Les observateurs britanniques n’ont pas manqué de dresser un parallèle entre le programme de Corbyn, et le manifeste qu’avait présenté un autre candidat travailliste, Michael Foot, en 1983. À l’époque, Margaret Thatcher était au pouvoir. Foot, représentant de l’aile gauche du Labour, avait défendu un programme intitulé « Un nouvel espoir pour la Grande-Bretagne », mais vite qualifié par ses détracteurs de la « plus longue lettre de suicide de l’Histoire ». Ironie de l’histoire, ce texte proposait à l’époque… une sortie de la Communauté économique européenne.
Il plaidait aussi pour un plan de relance massue de 11 milliards de livres pour doper l’emploi, l’abolition de la chambre haute du parlement (House of Lords) ou encore le désarmement unilatéral de la Grande-Bretagne en matière nucléaire. Comme le précise leGuardian, le texte contenait également des mesures qui semblaient controversées en 1983, et devenues consensuelles en 2017, en matière de défense des droits des femmes et des minorités.
Foot avait réalisé le plus mauvais score du parti travailliste depuis 1945, frôlant même la troisième place… (27,6 % contre 42,4 % pour les conservateurs de Thatcher). Son échec et sa démission dans la foulée avaient ouvert la voie à une « refondation » du parti, débouchant, des années plus tard, sur la « Troisième voie » de Tony Blair. Corbyn est-il parti pour réaliser la même performance ? L’affaire est tout de même plus complexe. Comme le relève un éditorialiste de l’hebdomadaire de gauche New Statesman, qui propose d’« oublie[r] la référence à 1983 », le programme du Labour n’a plus grand-chose à voir avec le parti travailliste qui bataillait alors dans l’opposition à Thatcher. L’essentiel de ses mesures vise surtout à « défaire l’agenda Cameron / Osborne », en référence à l’ex-premier ministre conservateur David Cameron (2010-2016) et son ministre des finances George Osborne.

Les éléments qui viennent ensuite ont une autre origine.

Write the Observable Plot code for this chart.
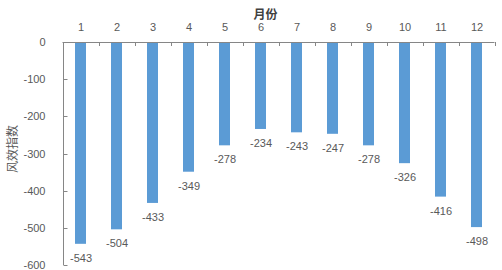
<!DOCTYPE html>
<html>
<head>
<meta charset="utf-8">
<script src="https://cdn.jsdelivr.net/npm/d3@7"></script>
<script src="https://cdn.jsdelivr.net/npm/@observablehq/plot@0.6"></script>
<style>
  html, body { margin: 0; padding: 0; background: #fff; }
  #chart svg { display: block; }
</style>
</head>
<body>
<div id="chart"></div>
<script>
const months = ["1","2","3","4","5","6","7","8","9","10","11","12"];
const values = [-543, -504, -433, -349, -278, -234, -243, -247, -278, -326, -416, -498];
const yTicks = [0, -100, -200, -300, -400, -500, -600];
const xTitle = "月份";
const yTitle = "风效指数";

const data = months.map((m, i) => ({month: m, value: values[i]}));
const axisColor = "#868686";
const textColor = "#595959";
const font = "'Liberation Sans', Arial, 'Noto Sans CJK SC', sans-serif";

function axisLines(index, scales) {
  const {x, y} = scales;
  const g = d3.create("svg:g").attr("stroke", axisColor).attr("stroke-width", 1).attr("fill", "none");
  const step = x(months[1]) - x(months[0]);
  const bw = x.bandwidth ? x.bandwidth() : 0;
  const left = x(months[0]) + bw / 2 - step / 2;
  const right = x(months[months.length - 1]) + bw / 2 + step / 2;
  const y0 = y(0);
  g.append("line").attr("x1", left).attr("x2", right).attr("y1", y0 + 0.5).attr("y2", y0 + 0.5);
  for (let k = 0; k <= months.length; k++) {
    const xx = Math.round(left + k * step) + 0.5;
    g.append("line").attr("x1", xx).attr("x2", xx).attr("y1", y0).attr("y2", y0 + 4);
  }
  const lx = Math.round(left) + 0.5;
  g.append("line").attr("x1", lx).attr("x2", lx).attr("y1", y(0)).attr("y2", y(-600));
  for (const t of yTicks) {
    const yy = Math.round(y(t)) + 0.5;
    g.append("line").attr("x1", lx).attr("x2", lx + 4).attr("y1", yy).attr("y2", yy);
  }
  return g.node();
}

const chart = Plot.plot({
  width: 502,
  height: 270,
  marginTop: 42,
  marginLeft: 58,
  marginRight: 4,
  marginBottom: 5,
  style: {fontFamily: font, fontSize: "11px", color: textColor, background: "#fff"},
  x: {domain: months, paddingInner: 0.7, paddingOuter: 0.35, axis: null},
  y: {domain: [-600, 0], axis: null},
  marks: [
    Plot.barY(data, {x: "month", y: "value", fill: "#5b9bd5"}),
    Plot.axisX({anchor: "top", tickSize: 0, tickPadding: 12, label: null, fontSize: 11, fill: textColor}),
    Plot.axisY({anchor: "left", ticks: yTicks, tickSize: 0, tickPadding: 13, label: null,
      tickFormat: d => String(d), fontSize: 11, fill: textColor}),
    axisLines,
    Plot.text(data, {x: "month", y: "value", text: d => String(d.value), dy: 14, fill: textColor, fontSize: 11}),
    Plot.text([xTitle], {frameAnchor: "top", dx: -13, dy: -32, fontWeight: "bold", fontSize: 12, fill: "#404040"}),
    Plot.text([yTitle], {frameAnchor: "left", textAnchor: "middle", dx: -45, dy: -5, rotate: -90, fontSize: 12, fill: textColor})
  ]
});
document.getElementById("chart").appendChild(chart);
</script>
</body>
</html>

Depuis le début de la campagne, les caricatures vont bon train dans la presse conservatrice, le Daily Telegraph parlant du couple Corbyn/McDonnell comme de dangereux « Marx brothers ». De son côté, Theresa May – qui a refusé le principe d’un débat télévisé avec Corbyn d’ici au 8 juin – estime que le Labour a « abandonné la classe ouvrière », et espère bien conquérir, elle aussi, une partie de l’électorat populaire séduit par le UKIP depuis le début des années 2000. Elle propose d’ailleurs de plafonner les tarifs du gaz et de l’électricité, comme le note Le Monde. Corbyn a désormais trois grosses semaines pour tenter d’inverser la dynamique. Il pourrait compter sur le soutien de l’ex-candidat à la présidentielle américaine Bernie Sanders dans la dernière ligne droite, lors d’un meeting début juin.